首先,我们得承认这样一个事实,无论正史也好,野史也罢,只要是人写的,与客观史实相比,必然会有某种程度上的主观性。
在这一点上,正史与野史并没有多大的区别。
所谓正史,最重要的特征在于其体例和权威。

司马迁的《史记》是正史之首,他独创的纪传体编篡体例,为此后所有的官修正史所继承。
这种体例惯性甚至散射到其它领域,比如许多诗选、词选的编录,也是将帝王的作品放在最前面。
正史的另一个特征就是,必须由官方编写,任何私人都不能增减哪怕一个字,这便是其权威性。
通俗点说,正史通常是由胜利者书写的,它有严格的体例,叙事宏大,脉络清晰,具有官方背书的权威性。
但并不一定是完全的客观记录。
就拿《史记》来说,除了是史书,还通常被看作是一部文学作品。
鲁迅就说它不仅是“史家之绝唱”,还是“无韵之离骚”。
后世有许多文学评论家,津津乐道于司马迁刻画人物之精巧,细节描写之奇妙。
我们在读《史记》时,也不难发现,司马迁在陈述某些几百年前的历史细节时,有如身临其境,显然充分发挥了他的想象力和创造力。
比如被司马迁写入《史记》的“烽火戏诸侯”,已被证明并非史实,只是一个传说,这在史界几成公论。
还有位列“前四史”的《三国志》,被公认为“良史”。
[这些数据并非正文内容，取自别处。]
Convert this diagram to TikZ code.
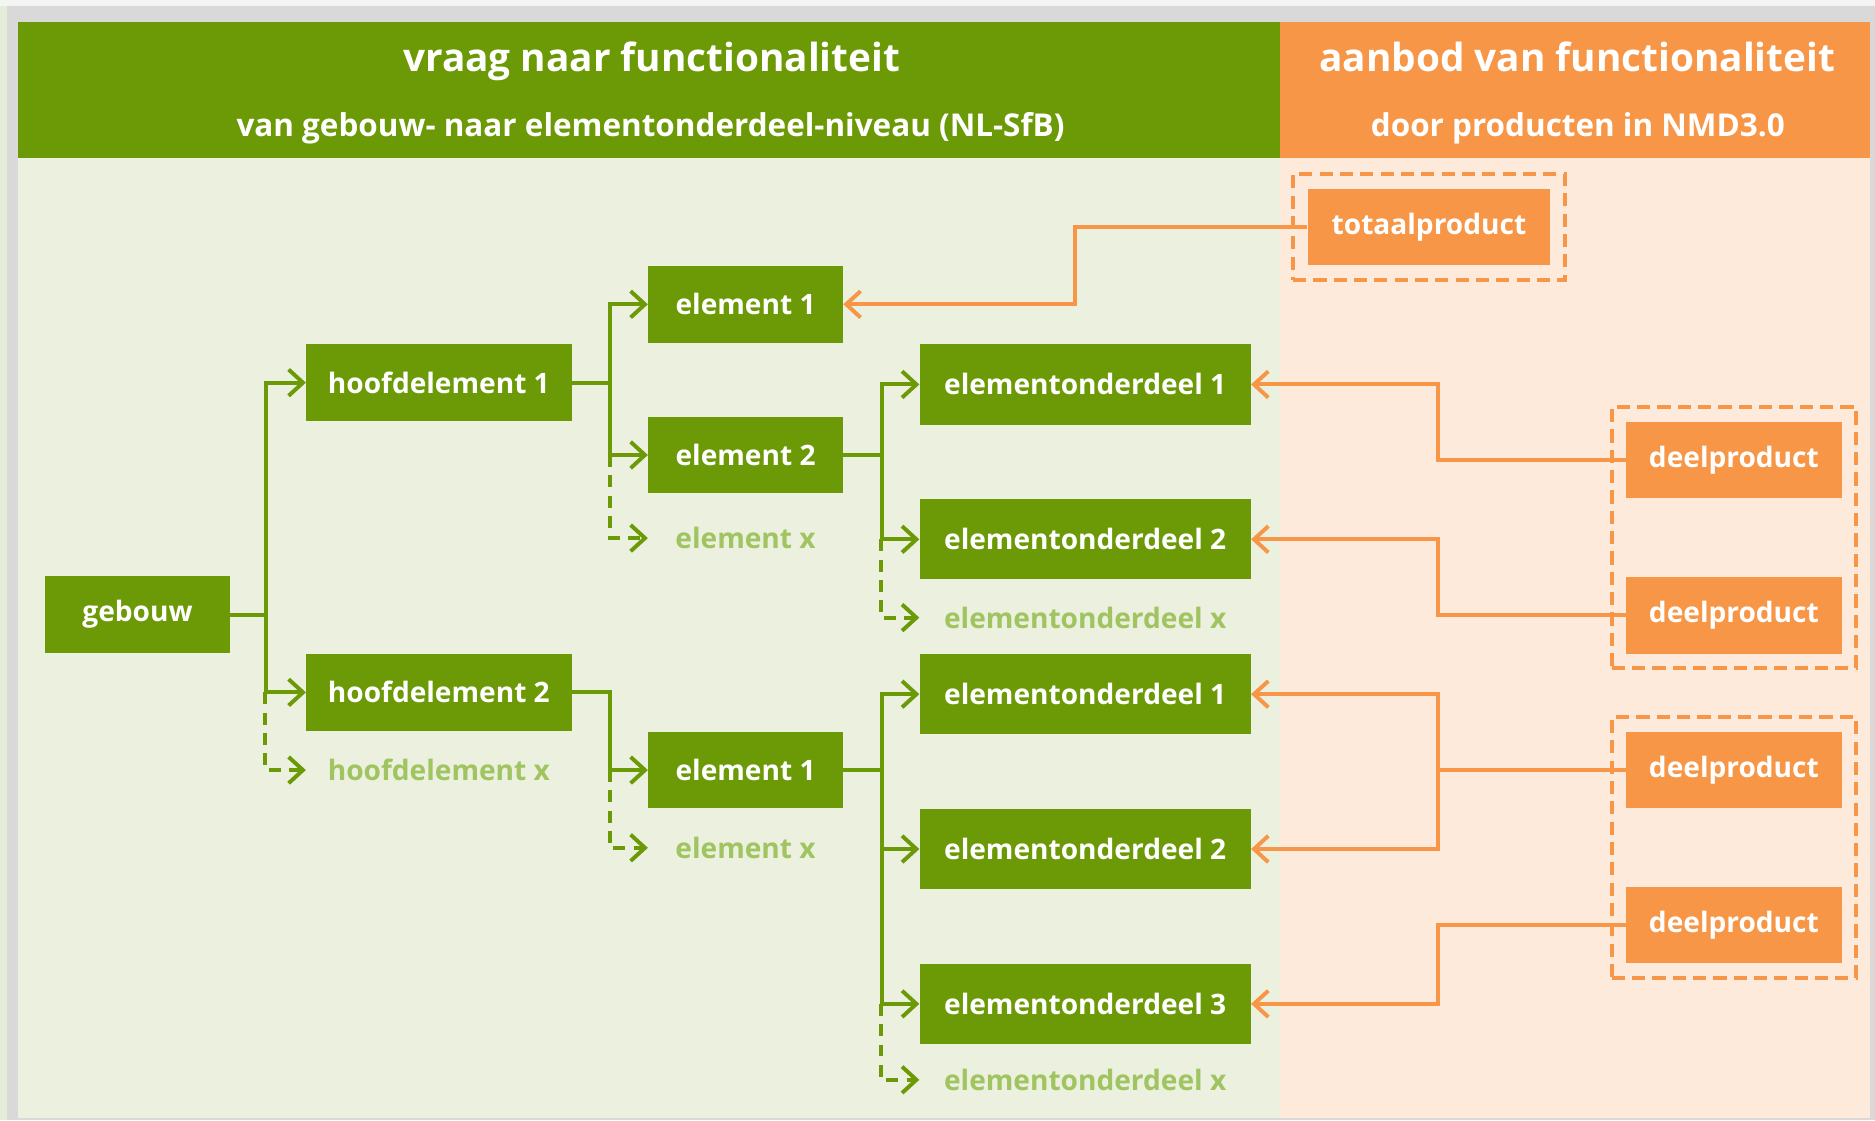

《三国志》成书于西晋,西晋承自曹魏,陈寿在书中对曹操父子的记截就多有回护。

李世民杀兄逼父,通过“玄武门之变”上位,从儒家伦理来看,这是很大的污点。
他作贼心虚,多次要求查看《起居注》和《实录》,为保证这些记录的真实性,历朝都谨守史官独立客观记录、皇帝不得观览的传统,秦始皇都没提出过这种要求。
由于这一不当干涉,最终成书的《太宗实录》,必然对玄武门之变的记载精心修饰,使得这一段历史,直到现在还迷雾重重。
再来说说野史。
所谓野史,其主要特征是视角广阔,书写自由。
中国史学的主要缺点之一,是视野集中于上层,对于下层民众及其生活往往忽略不计。
而私人笔记、杂录、文集等野史恰好填补了这一空白,对真实的社会描写非常细致。
这种私人记叙不仅不受正史体例的约束,并且动机单纯,不像官方修史怀有各种目的和任务,反而保证了写作的自由,从而在某些方面更具有史料价值。
明末清初有个人叫王秀楚,亲身经历了清军攻破扬州城后进行的屠杀,写成《扬州十日记》。

正是这本“野史”,复原了那段血淋淋的史实。
这本书在有清一代都被列为“禁书”,更不要说进入正史了。
因此,我们不要将正史与野史对立起来,它们之间其实是互为补充的。
我们应当将正史与野史以及考古发现、档案等,相互印证、理性分析使用。
如果说正史提供了宏大的历史框架和脉络,野史则填充了其血肉和细节,提供了来自民间的、多元的视角和历史回声。